This is a strange, unsettled time.
For the first time in our history, we’ve had a president indicted on federal charges; just a few weeks ago, he was indicted, again as a first on state charges. He also was found liable of sexual abuse in a civil case; again, this is new.
There are threats of violence that we should not allow to terrify us — that is, after all, how threats, by definition, slip over into terrorism — but we should not forget the violence on January 6, either. As we keep being told, when people tell us who they are and what they will do, we should believe them.
So it was oddly comforting to think about two stories in the paper this week.
Our time is unsettled, but not nearly as much as Maimonides’. He was born in Spain in 1135; the country went from being safe for Jews to being dangerous, and he and his family left first for Fez, and then, after Morocco, too, became unsafe, he moved through the Middle East before settling in Cairo.
Life was hard for everyone — Maimonides was a doctor, yes, but the medicine he practiced was the medicine of his day. Life expectancy was nothing to write home about — if you could write, that is, and even if you could, there were no corner mailboxes and friendly mail carriers.
And if it was hard to be a man, it was much, much harder to be a woman. You’d be likely to die in childbirth; if you survived, your community — looking at you, Moses Maimonides — was unlikely to honor your intellect or your inherent decency.
But there was the Rambam, as the exhibit at the YU Museum shows us, teaching, writing, talking, living on past his 66 years in people’s memories through his writing, his creativity, his grasp of philosophy, and his grip on people’s imaginations.
He lived in far far harder times than we do.
Then there’s David Ben-Gurion. He lived in what recognizably was our time — before the internet, yes, which would make our world just about unrecognizable to a time traveler from the middle of the last century (although they’d recognize the midcentury modern teak furniture that we see all over) — but he lived from 1886 to 1973, his life spanning three quarters of the 20th century.

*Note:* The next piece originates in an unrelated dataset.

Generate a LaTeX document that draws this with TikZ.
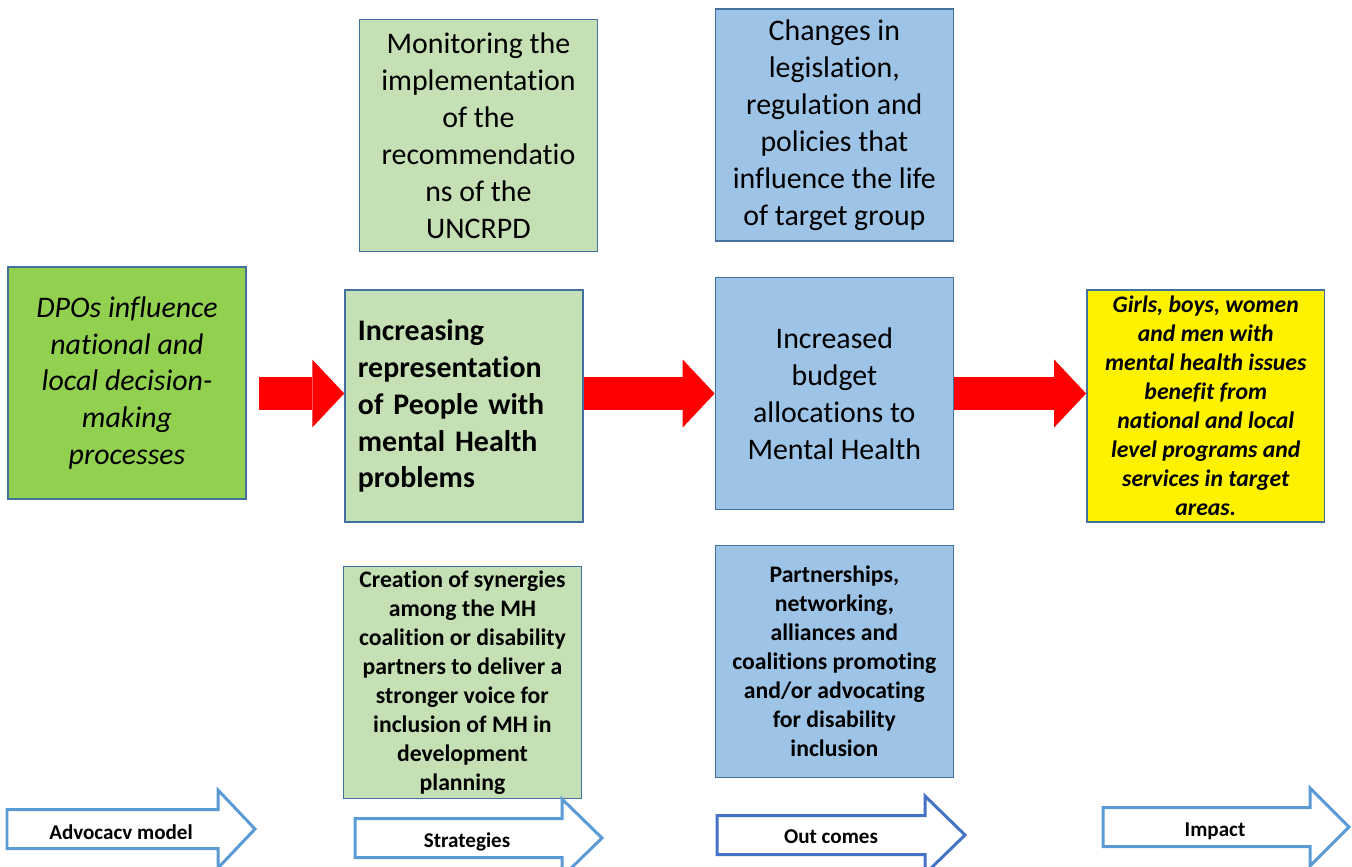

Ben-Gurion lived through the Holocaust. He didn’t have to imagine the unimaginable evil. He saw it. And then he was the prime mover in establishing a state for the Jews who survived the evil. That’s extraordinary. He was a man of great charisma and extraordinary accomplishments.
We write about both of them in this week’s paper.
So when I look at the lunacy and threats of violence, impending authoritarianism, and growing antisemitism that confront us now, I realize that, as ugly as they seem, they’re nothing to what other people — other Jews — have endured.
May we have the wisdom and fortitude to remember that, and to help right the course of our own country.